Every capability upgrade, new integration, and company that figures out API automation closes that gap a little more.

The BLS already projects 0.6 percentage points less job growth for every 10 percentage points of AI exposure, through 2034.

These jobs are disappearing at the point of entry, one unfilled position at a time, in exactly the fields where young professionals have been told to build their careers.

My Take

If you're already working in an AI-exposed field, your immediate risk is low.

But your career trajectory runs through roles that might not exist by the time you're ready for them.

What I'd actually do:

Go to your company's job board right now and look at what entry-level roles they've posted in the last 6 months vs. the 6 months before that.

If the junior roles in your department are thinning out, that tells you something about how leadership views AI's role on the team.

It also tells you the ladder you're expecting to climb might be losing rungs at the bottom.
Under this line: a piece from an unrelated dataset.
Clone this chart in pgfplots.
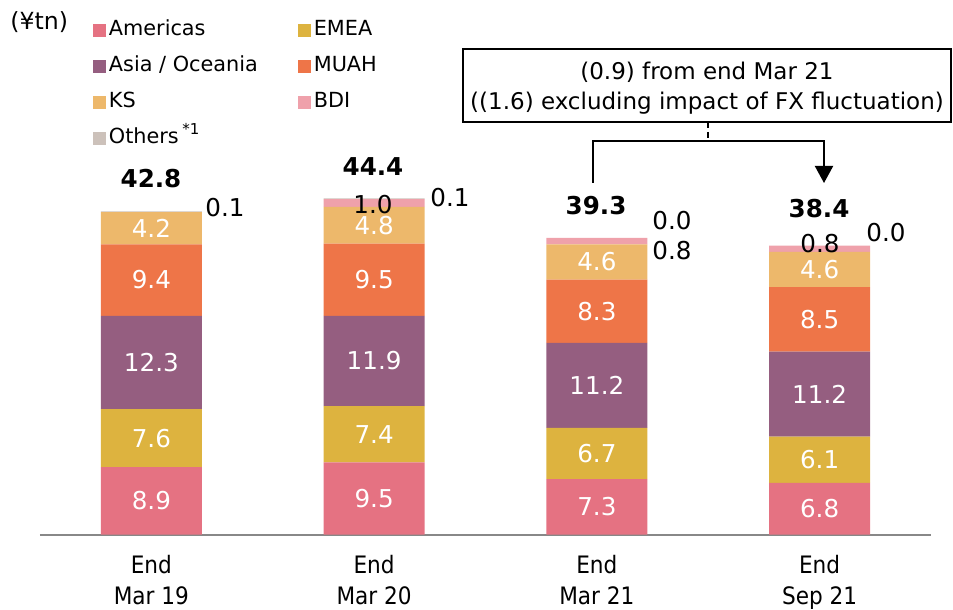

If you're early-career or about to switch fields, look at where the gap between theoretical AI capability and actual adoption is still wide.

That's where hiring still makes sense to companies because AI hasn't gotten good enough yet.

But also understand that gap is closing, so you're picking a window, not a permanent safe zone.

The headline from this report is reassuring: AI hasn't caused unemployment.

Your current job is probably safe but your next career move is a different question.